The optimizations were performed with spin unrestricted RI-BP using the def2-TZVP basis set in conjunction with the def2-TZVP/J auxiliary basis set.^44-48 Single-point energy calculations were carried out with RIJCOSX²⁴-B3LYP^48-51 using the def2-TZVPP basis set in conjunction with the def2-TZVPP/J as auxiliary basis set for all atoms.

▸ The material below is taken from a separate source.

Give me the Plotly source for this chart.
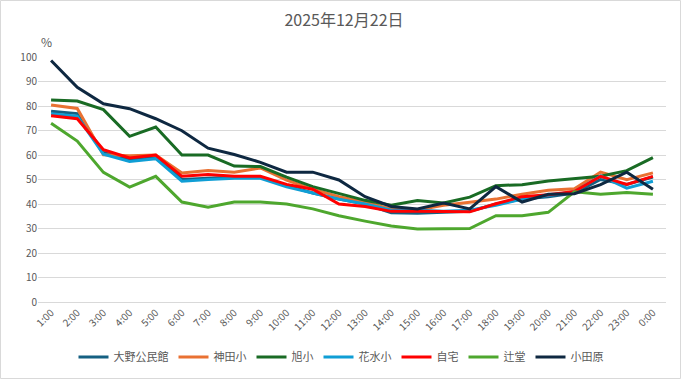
import plotly.graph_objects as go

hours = ["1:00","2:00","3:00","4:00","5:00","6:00","7:00","8:00","9:00","10:00","11:00","12:00",
         "13:00","14:00","15:00","16:00","17:00","18:00","19:00","20:00","21:00","22:00","23:00","0:00"]

ono = [77.9, 76.9, 61.0, 58.0, 59.0, 50.0, 50.5, 51.0, 51.0, 47.5, 44.5, 42.0,
       40.0, 36.4, 36.2, 36.5, 37.0, 40.0, 42.0, 43.0, 44.5, 50.0, 48.0, 51.0]
kanda = [80.4, 79.0, 60.1, 59.7, 60.0, 52.7, 53.7, 53.0, 54.7, 49.8, 46.0, 43.0,
         40.7, 38.0, 37.6, 39.5, 40.7, 42.0, 44.0, 45.6, 46.2, 53.0, 49.9, 52.7]
asahi = [82.4, 82.0, 78.5, 67.6, 71.4, 60.0, 60.0, 55.5, 55.3, 51.0, 47.1, 44.2,
         41.5, 39.5, 41.4, 40.4, 42.8, 47.5, 47.9, 49.4, 50.2, 51.3, 53.6, 58.9]
hanamizu = [76.8, 75.8, 60.3, 57.4, 58.5, 49.3, 50.0, 50.5, 50.5, 47.0, 44.5, 42.0,
            40.0, 37.5, 37.5, 37.0, 37.5, 39.5, 42.0, 43.5, 45.0, 51.5, 46.5, 49.3]
jitaku = [76.0, 74.8, 62.2, 58.8, 60.0, 51.3, 52.0, 51.3, 51.3, 48.0, 46.0, 40.0,
          39.0, 37.0, 37.0, 36.8, 36.8, 40.1, 43.0, 43.8, 45.1, 51.3, 48.0, 51.3]
tsujido = [73.0, 65.7, 52.9, 46.9, 51.3, 40.8, 38.7, 40.8, 40.8, 40.0, 38.0, 35.2,
           33.0, 31.0, 29.8, 30.0, 30.0, 35.2, 35.2, 36.6, 45.0, 44.0, 44.7, 44.0]
odawara = [98.6, 87.6, 80.9, 78.9, 74.8, 69.9, 62.8, 60.2, 57.0, 53.0, 53.0, 49.8,
           43.0, 39.0, 38.0, 40.4, 38.0, 47.1, 40.8, 44.0, 44.2, 47.9, 53.0, 46.0]

series_names = ["大野公民館", "神田小", "旭小", "花水小", "自宅", "辻堂", "小田原"]
series_values = [ono, kanda, asahi, hanamizu, jitaku, tsujido, odawara]
series_colors = ["#156082", "#E97132", "#196B24", "#0F9ED5", "#FF0000", "#4EA72E", "#0E2841"]

y_ticks = list(range(0, 101, 10))

fig = go.Figure()
for name, vals, col in zip(series_names, series_values, series_colors):
    fig.add_trace(go.Scatter(x=hours, y=vals, name=name, mode="lines",
                             line=dict(color=col, width=3)))

W, H = 681, 379
ml, mr, mt, mb = 38, 15, 57, 77
pw, ph = W - ml - mr, H - mt - mb

font_family = "Noto Sans CJK JP, Noto Sans, sans-serif"
txt = "#595959"

fig.update_layout(
    width=W, height=H,
    margin=dict(l=ml, r=mr, t=mt, b=mb, autoexpand=False),
    paper_bgcolor="white", plot_bgcolor="white",
    font=dict(family=font_family, color=txt, size=11),
    title=dict(text="2025年12月22日", x=(344 - 0) / W, xanchor="center", y=1 - 20 / H, yanchor="middle",
               font=dict(size=16, color=txt, family=font_family)),
    showlegend=True,
    legend=dict(orientation="h", x=(341 - ml) / pw, xanchor="center",
                y=-(357 - (H - mb)) / ph, yanchor="middle",
                font=dict(size=11, color=txt), itemwidth=30, traceorder="normal"),
    xaxis=dict(type="category", range=[-0.5, 23.5], tickangle=-45, showgrid=False,
               showline=True, linecolor="#d9d9d9", ticks="", automargin=False,
               tickfont=dict(size=10, color=txt)),
    yaxis=dict(range=[0, 100], tickvals=y_ticks, showgrid=True, gridcolor="#d9d9d9",
               gridwidth=1, zeroline=False, showline=False, ticks="", automargin=False,
               tickfont=dict(size=10, color=txt)),
)

fig.add_annotation(text="%", xref="paper", yref="paper", x=(46 - ml) / pw, y=1 + (mt - 42) / ph,
                   showarrow=False, font=dict(size=12, color=txt), xanchor="center", yanchor="middle")

fig.add_shape(type="rect", xref="paper", yref="paper",
              x0=(0.5 - ml) / pw, x1=(W - 0.5 - ml) / pw,
              y0=-(mb - 0.5) / ph, y1=1 + (mt - 0.5) / ph,
              line=dict(color="#d9d9d9", width=1), fillcolor="rgba(0,0,0,0)", layer="below")

fig.write_html("out.html", config={"displayModeBar": False},
               post_script="document.body.style.margin='0';document.body.style.padding='0';")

The long range electrostatic effects of the protein environment were crudely modeled using a dielectric continuum approach on the basis of the conductor like screening model (COSMO⁵²) with a dielectric constant (ε) of 4.0.⁵³ The EPR calculations were carried out using RIJCOSX-B3LYP using the EPR-II basis set (IGLO-II for sulfur) in accordance with def2-TZVPP/JK as auxiliary basis set for all atoms^54-56. Grimme's 2006 semiempirical dispersion correction (keyword VDW06 in ORCA) was included to account for dispersion effects⁵⁷. Numerical frequency calculations were carried out at the same level of theory as for the optimization. From these frequency calculations the zero point energies (ZPE) for the relative energies were derived.